The wrought-iron footbridge was brought from Howden-le-wear, Crook, and the signal-box came from Consett and dates from1896.
The passenger buildings were first built in 1867, and came from Rowley, a village in the hills beyond Consett.
In 1914, a trainload of passengers was snowbound at Rowley for three days.
The station never had gas or electricity, and was always lit by oil.
There are always goods and coal wagons to be seen, dating from the 1880s, and for special events steam engines.

This one was built in 1914.


The Chapel and School were, for me, among the most interesting buildings at Beamish.
As I approached the Chapel I could hear the hearty singing of a familiar hymn, but there was nobody inside; it was a recording!
Later, in the gift shop, I bought myself a small tape recording of some of the well-known hymns which had been sung in the building.
I used to play it while washing up the dishes, and sing along.
The chapel played a very important part in the social lives of the local families.

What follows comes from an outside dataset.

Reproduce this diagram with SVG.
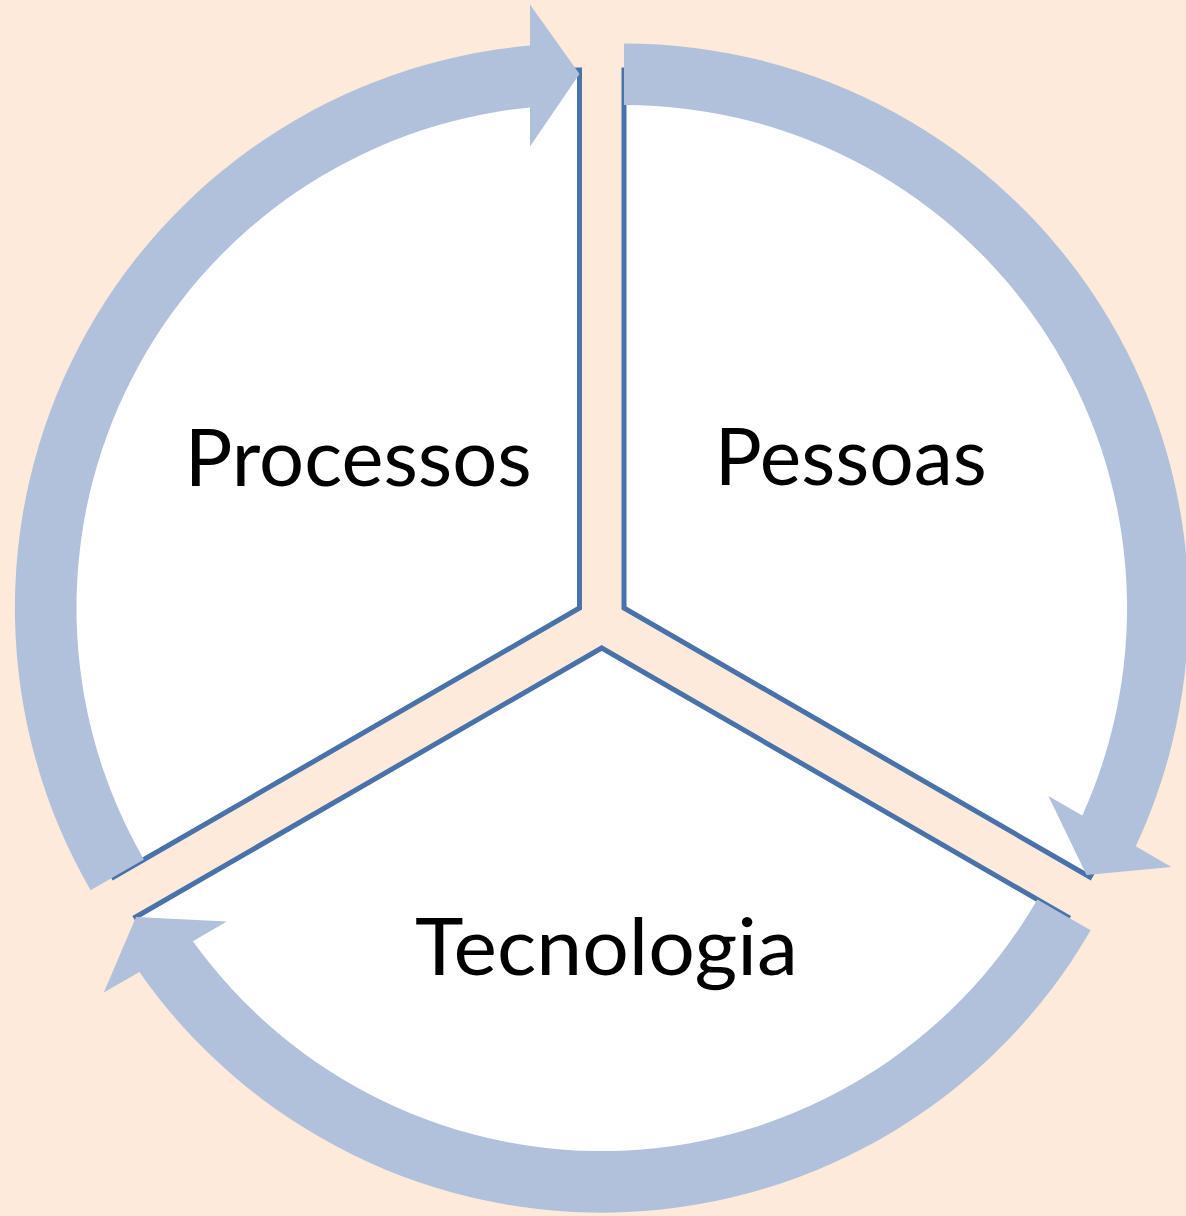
<svg xmlns="http://www.w3.org/2000/svg" width="1186" height="1216" viewBox="0 0 1186 1216">
<style>
.seg{fill:#FFFFFF;stroke:#4A72AA;stroke-width:5;stroke-linejoin:miter}
.arr{fill:#B2C1DB;stroke:none}
.lbl{font-family:Lato,"Open Sans","Liberation Sans",sans-serif;font-size:80px;fill:#000000;text-anchor:middle}
</style>
<rect x="0" y="0" width="1186" height="1216" fill="#FDEADA"/>
<g id="node-processos">
<path class="seg" d="M579.5 608 L579.5 70 A538 538 0 0 0 113.6 877 Z"/>
</g>
<g id="node-pessoas">
<path class="seg" d="M624 608 L624 70 A538 538 0 0 1 1089.9 877 Z"/>
</g>
<g id="node-tecnologia">
<path class="seg" d="M601.7 648 L1067.6 917 A538 538 0 0 1 135.8 917 Z"/>
</g>
<g id="connectors">
<path class="arr" d="M90.6 890.3 A564.5 564.5 0 0 1 530 45.6 L530 4.5 L579.5 74 L530 146.5 L530 107.4 A503 503 0 0 0 143.9 859.5 Z"/>
<path class="arr" d="M624 43.5 A564.5 564.5 0 0 1 1135.8 846.3 L1171.4 866.9 L1086.5 875 L1048.4 795.9 L1082.3 815.4 A503 503 0 0 0 624 105 Z"/>
<path class="arr" d="M1090.6 930.3 A564.5 564.5 0 0 1 139.4 972.1 L103.8 992.6 L136 917 L226.8 921.6 L192.9 941.2 A503 503 0 0 0 1037.3 899.5 Z"/>
</g>
<g id="labels">
<text class="lbl" x="358.3" y="486" textLength="347" lengthAdjust="spacingAndGlyphs">Processos</text>
<text class="lbl" x="850.8" y="485" textLength="272" lengthAdjust="spacingAndGlyphs">Pessoas</text>
<text class="lbl" x="606.5" y="975" textLength="383" lengthAdjust="spacingAndGlyphs">Tecnologia</text>
</g>
</svg>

Pit Hill, now known as Beamish, was one of fifteen chapels in the flourishing Wesleyan Circuit in Chester-le-Street.
In the north-west nonconformist membership was growing rapidly among the working population; as more coalpits opened in the 1850s, attendance grew, and a commentator remarked that "on week nights the congregation numbers about a hundred, on Sunday evenings the chapel is invariably crowded...the singing pews, pulpit stairs and part of the aisles being completely filled."
Beamish was noted for its choir, for the Young Rechabites(a temperance group) and of course Sunday School.
A high proportion of children attended and enjoyed the activities, and chapel contributed to the education of many village youngsters.


There was a middle-aged, rather fearsome schoolmaster in the schoolroom, dressed in formal black.
The slates were set out on the desks, and the walls were hung with maps, and inspiring proverbs('All Things Are Difficult Before They Are Easy').
Sometimes lessons are given to visiting children.

                   
The day passed so quickly that I felt I had only scratched the surface, but it had been a truly enjoyable & fascinating experience.
The Museum is still adding to its collections, and I thoroughly recommend a visit!